## Aim of the task
Leave out the pictures and repeat exactly the lines between the one containing "Write the Apache ECharts code for this chart." and the one containing "const leftAxisName = 'Medelpoäng OP';", inclusive.

## Data provided
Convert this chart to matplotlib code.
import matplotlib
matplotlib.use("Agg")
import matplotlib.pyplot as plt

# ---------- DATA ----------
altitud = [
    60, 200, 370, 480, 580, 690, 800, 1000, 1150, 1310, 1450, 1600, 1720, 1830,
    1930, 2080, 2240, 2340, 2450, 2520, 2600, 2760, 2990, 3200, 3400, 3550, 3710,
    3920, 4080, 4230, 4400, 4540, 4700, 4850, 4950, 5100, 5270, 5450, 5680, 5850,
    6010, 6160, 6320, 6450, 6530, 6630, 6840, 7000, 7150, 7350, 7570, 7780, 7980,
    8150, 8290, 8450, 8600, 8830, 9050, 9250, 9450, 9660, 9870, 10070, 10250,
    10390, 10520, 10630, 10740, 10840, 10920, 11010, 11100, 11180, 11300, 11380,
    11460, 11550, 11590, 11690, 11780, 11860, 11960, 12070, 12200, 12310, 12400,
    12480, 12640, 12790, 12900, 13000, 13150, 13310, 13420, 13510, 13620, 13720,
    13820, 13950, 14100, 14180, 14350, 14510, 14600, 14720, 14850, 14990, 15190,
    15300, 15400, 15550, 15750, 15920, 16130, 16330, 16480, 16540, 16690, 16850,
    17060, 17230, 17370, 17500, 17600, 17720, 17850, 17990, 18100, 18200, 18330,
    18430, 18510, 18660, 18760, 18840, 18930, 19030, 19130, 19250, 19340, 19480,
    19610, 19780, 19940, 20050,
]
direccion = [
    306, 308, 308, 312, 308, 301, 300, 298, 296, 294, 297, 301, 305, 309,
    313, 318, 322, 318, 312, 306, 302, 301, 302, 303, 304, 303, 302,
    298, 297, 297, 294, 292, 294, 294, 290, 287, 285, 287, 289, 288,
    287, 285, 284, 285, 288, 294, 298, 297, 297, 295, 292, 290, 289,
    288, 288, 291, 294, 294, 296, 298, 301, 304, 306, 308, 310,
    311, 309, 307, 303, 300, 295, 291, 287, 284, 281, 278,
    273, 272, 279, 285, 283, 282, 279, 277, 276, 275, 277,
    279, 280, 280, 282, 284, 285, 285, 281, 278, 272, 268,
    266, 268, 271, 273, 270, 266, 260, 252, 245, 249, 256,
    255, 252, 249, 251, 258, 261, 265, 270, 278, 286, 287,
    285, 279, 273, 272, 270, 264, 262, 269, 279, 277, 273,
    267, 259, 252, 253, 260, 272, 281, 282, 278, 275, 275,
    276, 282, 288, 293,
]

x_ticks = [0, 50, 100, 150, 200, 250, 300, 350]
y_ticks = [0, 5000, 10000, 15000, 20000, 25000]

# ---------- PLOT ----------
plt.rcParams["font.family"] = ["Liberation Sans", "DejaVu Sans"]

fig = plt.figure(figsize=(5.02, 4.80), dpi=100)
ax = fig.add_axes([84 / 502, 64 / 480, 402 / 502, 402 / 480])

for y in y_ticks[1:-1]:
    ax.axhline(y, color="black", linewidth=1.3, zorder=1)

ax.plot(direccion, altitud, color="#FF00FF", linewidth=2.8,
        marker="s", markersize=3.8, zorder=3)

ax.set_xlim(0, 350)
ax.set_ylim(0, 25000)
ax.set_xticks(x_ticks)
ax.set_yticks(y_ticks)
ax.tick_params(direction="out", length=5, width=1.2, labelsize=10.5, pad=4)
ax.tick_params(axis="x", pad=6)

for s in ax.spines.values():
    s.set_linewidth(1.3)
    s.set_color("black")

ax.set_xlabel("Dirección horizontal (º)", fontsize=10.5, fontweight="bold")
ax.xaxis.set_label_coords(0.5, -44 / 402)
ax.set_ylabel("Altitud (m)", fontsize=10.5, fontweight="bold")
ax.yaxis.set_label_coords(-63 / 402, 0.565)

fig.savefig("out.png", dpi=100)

...

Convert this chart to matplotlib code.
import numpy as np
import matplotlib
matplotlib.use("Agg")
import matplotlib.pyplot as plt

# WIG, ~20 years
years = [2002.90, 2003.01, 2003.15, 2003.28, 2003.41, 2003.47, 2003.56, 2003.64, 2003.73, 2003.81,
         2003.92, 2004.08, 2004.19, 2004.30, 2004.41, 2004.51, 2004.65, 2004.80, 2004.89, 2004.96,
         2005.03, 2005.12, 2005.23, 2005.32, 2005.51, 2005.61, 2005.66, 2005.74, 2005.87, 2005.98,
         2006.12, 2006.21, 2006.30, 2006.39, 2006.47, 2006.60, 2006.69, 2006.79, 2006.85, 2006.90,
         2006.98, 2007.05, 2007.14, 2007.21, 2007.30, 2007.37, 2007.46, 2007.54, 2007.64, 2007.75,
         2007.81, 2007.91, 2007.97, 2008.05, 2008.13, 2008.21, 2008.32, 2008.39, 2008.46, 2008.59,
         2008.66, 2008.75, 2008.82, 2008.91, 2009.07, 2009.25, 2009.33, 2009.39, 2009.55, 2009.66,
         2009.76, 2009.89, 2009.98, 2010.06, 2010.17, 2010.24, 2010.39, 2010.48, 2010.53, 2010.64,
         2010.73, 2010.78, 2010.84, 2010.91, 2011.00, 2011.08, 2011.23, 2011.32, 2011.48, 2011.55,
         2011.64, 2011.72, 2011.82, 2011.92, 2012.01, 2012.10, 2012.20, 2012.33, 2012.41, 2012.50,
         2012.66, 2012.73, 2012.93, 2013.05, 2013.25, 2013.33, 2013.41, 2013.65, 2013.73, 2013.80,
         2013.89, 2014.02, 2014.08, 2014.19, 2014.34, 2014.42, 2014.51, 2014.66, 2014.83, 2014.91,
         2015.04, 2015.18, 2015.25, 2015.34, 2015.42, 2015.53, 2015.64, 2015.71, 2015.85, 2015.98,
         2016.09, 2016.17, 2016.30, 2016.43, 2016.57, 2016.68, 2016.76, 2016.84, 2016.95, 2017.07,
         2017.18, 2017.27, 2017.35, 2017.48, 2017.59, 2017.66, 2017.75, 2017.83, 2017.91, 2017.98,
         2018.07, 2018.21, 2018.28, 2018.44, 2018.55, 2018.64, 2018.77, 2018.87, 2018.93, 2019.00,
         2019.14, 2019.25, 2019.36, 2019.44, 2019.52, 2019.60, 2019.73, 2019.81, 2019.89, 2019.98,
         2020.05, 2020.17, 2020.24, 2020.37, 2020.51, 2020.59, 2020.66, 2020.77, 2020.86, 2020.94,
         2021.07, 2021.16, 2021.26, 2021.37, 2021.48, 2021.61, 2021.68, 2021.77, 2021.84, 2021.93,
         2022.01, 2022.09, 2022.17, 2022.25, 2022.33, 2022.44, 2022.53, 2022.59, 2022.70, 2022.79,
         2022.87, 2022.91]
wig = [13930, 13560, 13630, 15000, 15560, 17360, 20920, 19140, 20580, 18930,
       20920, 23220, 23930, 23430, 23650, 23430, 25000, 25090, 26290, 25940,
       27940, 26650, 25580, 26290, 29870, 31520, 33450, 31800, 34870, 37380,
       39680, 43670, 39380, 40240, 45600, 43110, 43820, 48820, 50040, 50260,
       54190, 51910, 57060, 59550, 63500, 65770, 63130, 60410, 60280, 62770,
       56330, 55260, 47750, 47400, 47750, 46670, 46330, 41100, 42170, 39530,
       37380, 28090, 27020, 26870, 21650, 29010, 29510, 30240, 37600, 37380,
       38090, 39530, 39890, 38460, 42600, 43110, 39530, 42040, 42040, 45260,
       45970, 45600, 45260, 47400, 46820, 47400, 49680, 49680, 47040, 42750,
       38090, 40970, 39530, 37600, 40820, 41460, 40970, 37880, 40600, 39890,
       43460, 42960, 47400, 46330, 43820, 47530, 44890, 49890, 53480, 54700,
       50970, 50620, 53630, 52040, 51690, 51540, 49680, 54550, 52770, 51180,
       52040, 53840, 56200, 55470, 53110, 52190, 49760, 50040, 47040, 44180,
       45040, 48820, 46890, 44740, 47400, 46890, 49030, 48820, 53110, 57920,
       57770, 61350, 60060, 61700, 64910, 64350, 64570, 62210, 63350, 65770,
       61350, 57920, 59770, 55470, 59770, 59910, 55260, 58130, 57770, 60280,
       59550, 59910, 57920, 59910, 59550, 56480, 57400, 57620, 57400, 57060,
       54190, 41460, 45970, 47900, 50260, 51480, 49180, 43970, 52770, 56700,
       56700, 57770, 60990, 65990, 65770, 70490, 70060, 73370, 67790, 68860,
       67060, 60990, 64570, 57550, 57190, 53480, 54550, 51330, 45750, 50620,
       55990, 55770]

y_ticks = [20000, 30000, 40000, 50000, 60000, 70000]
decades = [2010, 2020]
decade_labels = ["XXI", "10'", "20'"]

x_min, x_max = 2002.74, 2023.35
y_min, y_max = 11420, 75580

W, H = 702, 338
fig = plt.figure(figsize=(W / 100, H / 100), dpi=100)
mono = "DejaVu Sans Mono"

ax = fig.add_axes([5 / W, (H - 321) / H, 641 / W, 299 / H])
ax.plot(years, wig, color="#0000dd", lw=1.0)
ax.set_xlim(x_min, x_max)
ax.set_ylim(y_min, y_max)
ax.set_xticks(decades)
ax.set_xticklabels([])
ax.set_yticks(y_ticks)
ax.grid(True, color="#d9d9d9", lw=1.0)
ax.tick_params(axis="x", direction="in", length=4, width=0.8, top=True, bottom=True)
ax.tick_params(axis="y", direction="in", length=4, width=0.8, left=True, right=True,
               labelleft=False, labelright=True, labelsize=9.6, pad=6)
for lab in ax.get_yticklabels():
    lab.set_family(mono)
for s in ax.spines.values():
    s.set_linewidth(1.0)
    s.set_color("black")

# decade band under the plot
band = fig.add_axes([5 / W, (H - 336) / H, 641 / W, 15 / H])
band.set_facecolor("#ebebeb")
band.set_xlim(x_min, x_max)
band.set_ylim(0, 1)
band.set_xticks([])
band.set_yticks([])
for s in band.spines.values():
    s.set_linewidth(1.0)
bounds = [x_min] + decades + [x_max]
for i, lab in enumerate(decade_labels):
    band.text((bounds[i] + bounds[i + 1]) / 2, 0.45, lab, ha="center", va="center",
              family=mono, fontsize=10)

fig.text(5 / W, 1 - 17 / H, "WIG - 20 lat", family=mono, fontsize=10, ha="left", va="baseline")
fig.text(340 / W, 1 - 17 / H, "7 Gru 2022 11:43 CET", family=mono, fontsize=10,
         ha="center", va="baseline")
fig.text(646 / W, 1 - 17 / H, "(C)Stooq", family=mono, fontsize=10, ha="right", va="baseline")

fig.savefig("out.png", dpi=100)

==

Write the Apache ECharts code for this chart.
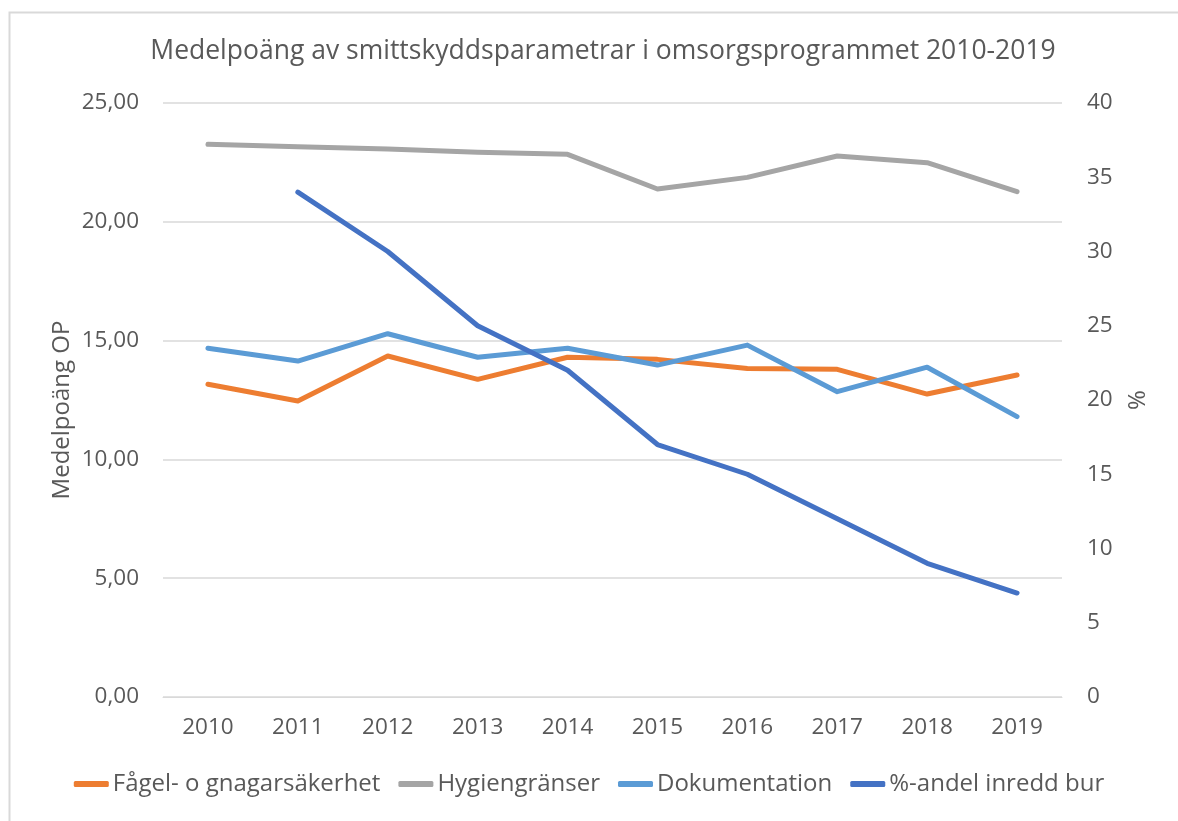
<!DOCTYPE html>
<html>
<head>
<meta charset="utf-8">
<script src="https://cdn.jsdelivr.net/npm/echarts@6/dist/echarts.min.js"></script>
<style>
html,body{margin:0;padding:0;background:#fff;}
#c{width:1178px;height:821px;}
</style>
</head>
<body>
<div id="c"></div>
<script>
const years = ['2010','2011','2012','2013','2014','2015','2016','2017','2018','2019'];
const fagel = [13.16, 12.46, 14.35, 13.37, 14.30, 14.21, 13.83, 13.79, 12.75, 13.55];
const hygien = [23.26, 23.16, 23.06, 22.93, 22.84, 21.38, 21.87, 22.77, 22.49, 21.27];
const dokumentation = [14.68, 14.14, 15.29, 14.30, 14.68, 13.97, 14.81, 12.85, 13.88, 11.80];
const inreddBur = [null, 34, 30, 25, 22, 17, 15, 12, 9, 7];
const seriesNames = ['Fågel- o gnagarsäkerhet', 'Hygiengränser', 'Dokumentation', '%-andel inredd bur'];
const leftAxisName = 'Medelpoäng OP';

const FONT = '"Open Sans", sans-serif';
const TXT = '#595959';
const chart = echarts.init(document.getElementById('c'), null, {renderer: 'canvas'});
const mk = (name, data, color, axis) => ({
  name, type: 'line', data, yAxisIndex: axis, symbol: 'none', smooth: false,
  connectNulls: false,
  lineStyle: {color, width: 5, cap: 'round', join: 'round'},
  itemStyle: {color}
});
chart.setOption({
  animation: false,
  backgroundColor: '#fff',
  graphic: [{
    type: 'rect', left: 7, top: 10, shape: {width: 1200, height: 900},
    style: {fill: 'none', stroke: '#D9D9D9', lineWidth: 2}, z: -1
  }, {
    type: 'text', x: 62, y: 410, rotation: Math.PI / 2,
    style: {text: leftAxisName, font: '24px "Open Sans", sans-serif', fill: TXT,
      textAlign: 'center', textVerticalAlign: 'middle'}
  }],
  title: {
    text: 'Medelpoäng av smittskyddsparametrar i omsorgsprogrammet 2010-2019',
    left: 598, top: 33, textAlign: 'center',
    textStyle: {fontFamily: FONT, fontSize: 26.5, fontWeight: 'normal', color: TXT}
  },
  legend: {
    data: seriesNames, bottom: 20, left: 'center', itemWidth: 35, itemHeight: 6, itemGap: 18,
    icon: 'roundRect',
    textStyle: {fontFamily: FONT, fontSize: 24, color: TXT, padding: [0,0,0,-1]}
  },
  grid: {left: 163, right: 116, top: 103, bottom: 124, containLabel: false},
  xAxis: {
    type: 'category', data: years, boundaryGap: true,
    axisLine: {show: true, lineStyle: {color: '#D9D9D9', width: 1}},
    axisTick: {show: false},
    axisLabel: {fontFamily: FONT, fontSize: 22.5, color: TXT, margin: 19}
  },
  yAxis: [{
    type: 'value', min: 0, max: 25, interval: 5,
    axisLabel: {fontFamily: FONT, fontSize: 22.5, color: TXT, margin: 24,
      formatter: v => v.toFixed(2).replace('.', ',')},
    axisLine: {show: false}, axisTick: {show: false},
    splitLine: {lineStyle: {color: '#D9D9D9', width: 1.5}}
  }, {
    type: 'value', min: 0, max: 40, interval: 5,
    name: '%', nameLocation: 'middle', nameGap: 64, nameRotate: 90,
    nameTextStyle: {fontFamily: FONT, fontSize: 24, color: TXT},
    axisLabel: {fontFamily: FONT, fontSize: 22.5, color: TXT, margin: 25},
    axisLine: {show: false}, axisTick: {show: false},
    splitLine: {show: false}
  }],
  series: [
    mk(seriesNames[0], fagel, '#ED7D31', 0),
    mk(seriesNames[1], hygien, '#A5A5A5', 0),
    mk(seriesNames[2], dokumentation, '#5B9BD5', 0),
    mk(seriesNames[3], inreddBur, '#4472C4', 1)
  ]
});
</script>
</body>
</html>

## Reply to the task
Write the Apache ECharts code for this chart.
<!DOCTYPE html>
<html>
<head>
<meta charset="utf-8">
<script src="https://cdn.jsdelivr.net/npm/echarts@6/dist/echarts.min.js"></script>
<style>
html,body{margin:0;padding:0;background:#fff;}
#c{width:1178px;height:821px;}
</style>
</head>
<body>
<div id="c"></div>
<script>
const years = ['2010','2011','2012','2013','2014','2015','2016','2017','2018','2019'];
const fagel = [13.16, 12.46, 14.35, 13.37, 14.30, 14.21, 13.83, 13.79, 12.75, 13.55];
const hygien = [23.26, 23.16, 23.06, 22.93, 22.84, 21.38, 21.87, 22.77, 22.49, 21.27];
const dokumentation = [14.68, 14.14, 15.29, 14.30, 14.68, 13.97, 14.81, 12.85, 13.88, 11.80];
const inreddBur = [null, 34, 30, 25, 22, 17, 15, 12, 9, 7];
const seriesNames = ['Fågel- o gnagarsäkerhet', 'Hygiengränser', 'Dokumentation', '%-andel inredd bur'];
const leftAxisName = 'Medelpoäng OP';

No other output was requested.